start

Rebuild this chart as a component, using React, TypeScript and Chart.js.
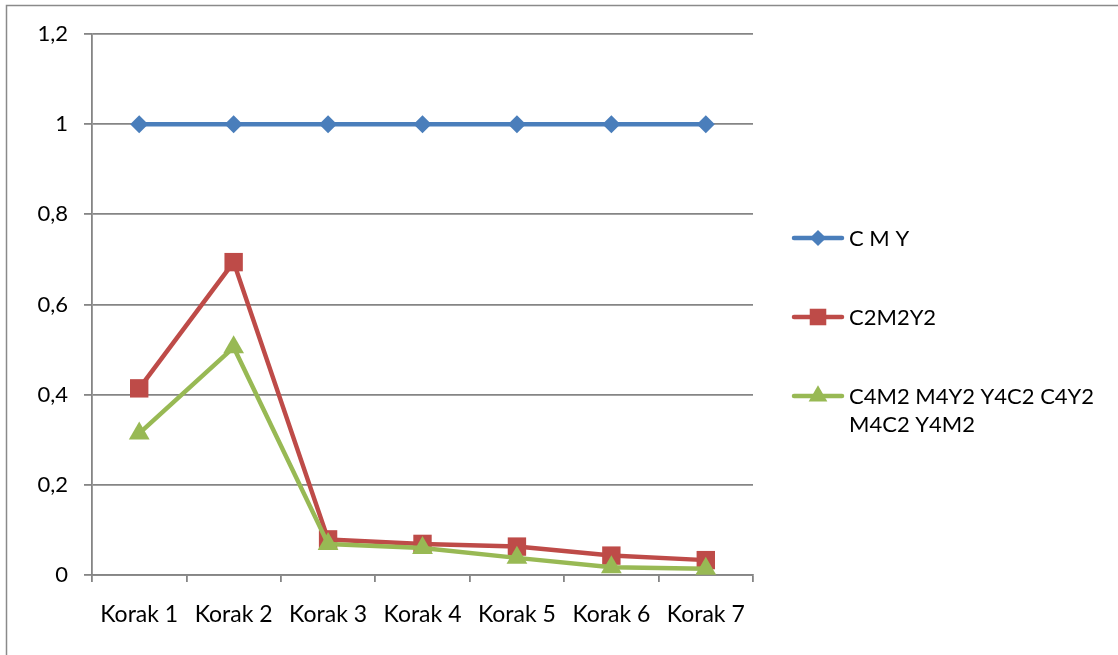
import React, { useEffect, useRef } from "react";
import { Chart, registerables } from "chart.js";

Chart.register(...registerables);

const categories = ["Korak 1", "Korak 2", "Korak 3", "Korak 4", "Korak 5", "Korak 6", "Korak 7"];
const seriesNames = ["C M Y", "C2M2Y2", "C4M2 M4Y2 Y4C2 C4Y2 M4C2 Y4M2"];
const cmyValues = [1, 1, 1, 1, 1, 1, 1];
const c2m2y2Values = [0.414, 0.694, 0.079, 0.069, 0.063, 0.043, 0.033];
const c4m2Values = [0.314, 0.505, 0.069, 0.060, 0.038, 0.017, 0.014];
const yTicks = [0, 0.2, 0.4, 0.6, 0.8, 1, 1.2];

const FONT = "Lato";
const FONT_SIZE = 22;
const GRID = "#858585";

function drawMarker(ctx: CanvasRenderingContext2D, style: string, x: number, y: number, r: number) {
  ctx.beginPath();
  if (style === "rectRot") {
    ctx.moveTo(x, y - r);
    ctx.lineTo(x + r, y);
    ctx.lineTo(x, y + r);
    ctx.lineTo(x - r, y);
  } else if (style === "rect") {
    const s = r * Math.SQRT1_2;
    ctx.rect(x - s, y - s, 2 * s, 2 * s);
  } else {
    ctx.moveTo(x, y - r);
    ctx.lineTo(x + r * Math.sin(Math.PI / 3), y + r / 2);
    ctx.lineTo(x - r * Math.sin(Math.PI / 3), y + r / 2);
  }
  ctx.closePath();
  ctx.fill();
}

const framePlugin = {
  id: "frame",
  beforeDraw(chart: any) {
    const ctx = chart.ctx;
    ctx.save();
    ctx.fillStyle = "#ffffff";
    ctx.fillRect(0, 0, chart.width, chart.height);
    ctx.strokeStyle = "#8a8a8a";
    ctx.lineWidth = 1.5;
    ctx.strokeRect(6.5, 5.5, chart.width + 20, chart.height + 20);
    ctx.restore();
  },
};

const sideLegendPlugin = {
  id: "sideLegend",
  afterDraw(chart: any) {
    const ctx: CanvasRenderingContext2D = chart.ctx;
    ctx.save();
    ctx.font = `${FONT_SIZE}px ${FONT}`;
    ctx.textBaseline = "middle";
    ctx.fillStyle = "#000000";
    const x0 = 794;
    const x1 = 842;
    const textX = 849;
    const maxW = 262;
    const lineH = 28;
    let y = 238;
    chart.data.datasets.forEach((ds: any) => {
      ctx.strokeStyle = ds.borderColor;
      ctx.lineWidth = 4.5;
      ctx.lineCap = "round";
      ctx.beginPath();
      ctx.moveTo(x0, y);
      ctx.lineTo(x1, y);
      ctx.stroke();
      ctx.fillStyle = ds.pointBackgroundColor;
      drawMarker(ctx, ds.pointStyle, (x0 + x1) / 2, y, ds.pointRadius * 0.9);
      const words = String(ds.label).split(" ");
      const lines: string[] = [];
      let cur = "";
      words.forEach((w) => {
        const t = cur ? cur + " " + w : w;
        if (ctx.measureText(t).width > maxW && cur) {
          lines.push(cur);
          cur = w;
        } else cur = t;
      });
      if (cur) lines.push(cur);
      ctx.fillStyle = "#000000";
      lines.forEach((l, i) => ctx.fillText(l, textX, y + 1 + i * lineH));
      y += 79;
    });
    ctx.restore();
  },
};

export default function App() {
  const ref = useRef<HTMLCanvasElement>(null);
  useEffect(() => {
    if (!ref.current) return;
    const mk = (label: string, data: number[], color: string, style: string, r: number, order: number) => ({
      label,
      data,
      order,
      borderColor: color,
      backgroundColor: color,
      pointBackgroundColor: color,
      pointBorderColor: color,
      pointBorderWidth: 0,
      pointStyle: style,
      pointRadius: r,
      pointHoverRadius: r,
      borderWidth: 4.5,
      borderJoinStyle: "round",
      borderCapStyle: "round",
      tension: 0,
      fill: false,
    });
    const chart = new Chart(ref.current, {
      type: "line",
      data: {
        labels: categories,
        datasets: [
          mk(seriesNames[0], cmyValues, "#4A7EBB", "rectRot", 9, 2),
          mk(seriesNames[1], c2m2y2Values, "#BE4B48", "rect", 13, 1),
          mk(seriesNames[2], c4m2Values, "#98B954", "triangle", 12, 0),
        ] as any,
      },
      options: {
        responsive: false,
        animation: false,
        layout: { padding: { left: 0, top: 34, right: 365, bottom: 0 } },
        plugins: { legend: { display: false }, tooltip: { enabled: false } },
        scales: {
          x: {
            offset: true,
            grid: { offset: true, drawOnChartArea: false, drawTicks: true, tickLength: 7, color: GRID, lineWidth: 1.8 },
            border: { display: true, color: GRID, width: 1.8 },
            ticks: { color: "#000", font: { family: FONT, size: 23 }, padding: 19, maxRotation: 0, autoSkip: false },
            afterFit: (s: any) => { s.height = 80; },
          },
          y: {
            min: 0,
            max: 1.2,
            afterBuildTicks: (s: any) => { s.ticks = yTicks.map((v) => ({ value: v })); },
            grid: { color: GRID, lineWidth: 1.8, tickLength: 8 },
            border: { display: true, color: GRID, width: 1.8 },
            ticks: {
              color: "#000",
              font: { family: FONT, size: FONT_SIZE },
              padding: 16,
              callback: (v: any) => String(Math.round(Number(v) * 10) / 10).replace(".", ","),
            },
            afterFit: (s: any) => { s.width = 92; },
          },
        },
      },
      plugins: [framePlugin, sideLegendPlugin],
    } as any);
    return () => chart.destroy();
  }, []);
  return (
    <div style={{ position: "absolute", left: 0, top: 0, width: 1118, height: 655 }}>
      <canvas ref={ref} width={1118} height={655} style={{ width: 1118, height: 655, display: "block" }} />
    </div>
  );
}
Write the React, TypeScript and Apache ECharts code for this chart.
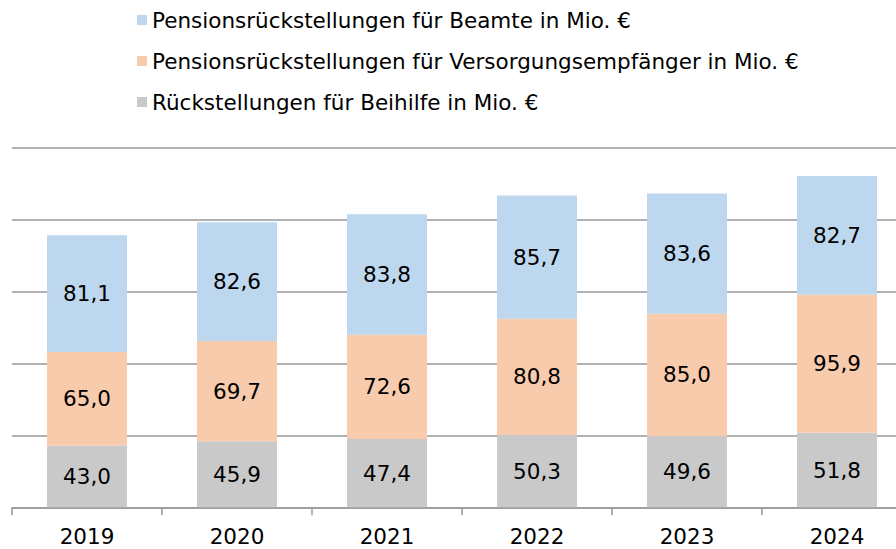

end

**STATED EXERCISE:** The material above holds pictures; copy everything else in it exactly.

**RESULT OF THIS TASK:**
Rebuild this chart as a component, using React, TypeScript and Chart.js.
import React, { useEffect, useRef } from "react";
import { Chart, registerables } from "chart.js";

Chart.register(...registerables);

const categories = ["Korak 1", "Korak 2", "Korak 3", "Korak 4", "Korak 5", "Korak 6", "Korak 7"];
const seriesNames = ["C M Y", "C2M2Y2", "C4M2 M4Y2 Y4C2 C4Y2 M4C2 Y4M2"];
const cmyValues = [1, 1, 1, 1, 1, 1, 1];
const c2m2y2Values = [0.414, 0.694, 0.079, 0.069, 0.063, 0.043, 0.033];
const c4m2Values = [0.314, 0.505, 0.069, 0.060, 0.038, 0.017, 0.014];
const yTicks = [0, 0.2, 0.4, 0.6, 0.8, 1, 1.2];

const FONT = "Lato";
const FONT_SIZE = 22;
const GRID = "#858585";

function drawMarker(ctx: CanvasRenderingContext2D, style: string, x: number, y: number, r: number) {
  ctx.beginPath();
  if (style === "rectRot") {
    ctx.moveTo(x, y - r);
    ctx.lineTo(x + r, y);
    ctx.lineTo(x, y + r);
    ctx.lineTo(x - r, y);
  } else if (style === "rect") {
    const s = r * Math.SQRT1_2;
    ctx.rect(x - s, y - s, 2 * s, 2 * s);
  } else {
    ctx.moveTo(x, y - r);
    ctx.lineTo(x + r * Math.sin(Math.PI / 3), y + r / 2);
    ctx.lineTo(x - r * Math.sin(Math.PI / 3), y + r / 2);
  }
  ctx.closePath();
  ctx.fill();
}

const framePlugin = {
  id: "frame",
  beforeDraw(chart: any) {
    const ctx = chart.ctx;
    ctx.save();
    ctx.fillStyle = "#ffffff";
    ctx.fillRect(0, 0, chart.width, chart.height);
    ctx.strokeStyle = "#8a8a8a";
    ctx.lineWidth = 1.5;
    ctx.strokeRect(6.5, 5.5, chart.width + 20, chart.height + 20);
    ctx.restore();
  },
};

const sideLegendPlugin = {
  id: "sideLegend",
  afterDraw(chart: any) {
    const ctx: CanvasRenderingContext2D = chart.ctx;
    ctx.save();
    ctx.font = `${FONT_SIZE}px ${FONT}`;
    ctx.textBaseline = "middle";
    ctx.fillStyle = "#000000";
    const x0 = 794;
    const x1 = 842;
    const textX = 849;
    const maxW = 262;
    const lineH = 28;
    let y = 238;
    chart.data.datasets.forEach((ds: any) => {
      ctx.strokeStyle = ds.borderColor;
      ctx.lineWidth = 4.5;
      ctx.lineCap = "round";
      ctx.beginPath();
      ctx.moveTo(x0, y);
      ctx.lineTo(x1, y);
      ctx.stroke();
      ctx.fillStyle = ds.pointBackgroundColor;
      drawMarker(ctx, ds.pointStyle, (x0 + x1) / 2, y, ds.pointRadius * 0.9);
      const words = String(ds.label).split(" ");
      const lines: string[] = [];
      let cur = "";
      words.forEach((w) => {
        const t = cur ? cur + " " + w : w;
        if (ctx.measureText(t).width > maxW && cur) {
          lines.push(cur);
          cur = w;
        } else cur = t;
      });
      if (cur) lines.push(cur);
      ctx.fillStyle = "#000000";
      lines.forEach((l, i) => ctx.fillText(l, textX, y + 1 + i * lineH));
      y += 79;
    });
    ctx.restore();
  },
};

export default function App() {
  const ref = useRef<HTMLCanvasElement>(null);
  useEffect(() => {
    if (!ref.current) return;
    const mk = (label: string, data: number[], color: string, style: string, r: number, order: number) => ({
      label,
      data,
      order,
      borderColor: color,
      backgroundColor: color,
      pointBackgroundColor: color,
      pointBorderColor: color,
      pointBorderWidth: 0,
      pointStyle: style,
      pointRadius: r,
      pointHoverRadius: r,
      borderWidth: 4.5,
      borderJoinStyle: "round",
      borderCapStyle: "round",
      tension: 0,
      fill: false,
    });
    const chart = new Chart(ref.current, {
      type: "line",
      data: {
        labels: categories,
        datasets: [
          mk(seriesNames[0], cmyValues, "#4A7EBB", "rectRot", 9, 2),
          mk(seriesNames[1], c2m2y2Values, "#BE4B48", "rect", 13, 1),
          mk(seriesNames[2], c4m2Values, "#98B954", "triangle", 12, 0),
        ] as any,
      },
      options: {
        responsive: false,
        animation: false,
        layout: { padding: { left: 0, top: 34, right: 365, bottom: 0 } },
        plugins: { legend: { display: false }, tooltip: { enabled: false } },
        scales: {
          x: {
            offset: true,
            grid: { offset: true, drawOnChartArea: false, drawTicks: true, tickLength: 7, color: GRID, lineWidth: 1.8 },
            border: { display: true, color: GRID, width: 1.8 },
            ticks: { color: "#000", font: { family: FONT, size: 23 }, padding: 19, maxRotation: 0, autoSkip: false },
            afterFit: (s: any) => { s.height = 80; },
          },
          y: {
            min: 0,
            max: 1.2,
            afterBuildTicks: (s: any) => { s.ticks = yTicks.map((v) => ({ value: v })); },
            grid: { color: GRID, lineWidth: 1.8, tickLength: 8 },
            border: { display: true, color: GRID, width: 1.8 },
            ticks: {
              color: "#000",
              font: { family: FONT, size: FONT_SIZE },
              padding: 16,
              callback: (v: any) => String(Math.round(Number(v) * 10) / 10).replace(".", ","),
            },
            afterFit: (s: any) => { s.width = 92; },
          },
        },
      },
      plugins: [framePlugin, sideLegendPlugin],
    } as any);
    return () => chart.destroy();
  }, []);
  return (
    <div style={{ position: "absolute", left: 0, top: 0, width: 1118, height: 655 }}>
      <canvas ref={ref} width={1118} height={655} style={{ width: 1118, height: 655, display: "block" }} />
    </div>
  );
}
Write the React, TypeScript and Apache ECharts code for this chart.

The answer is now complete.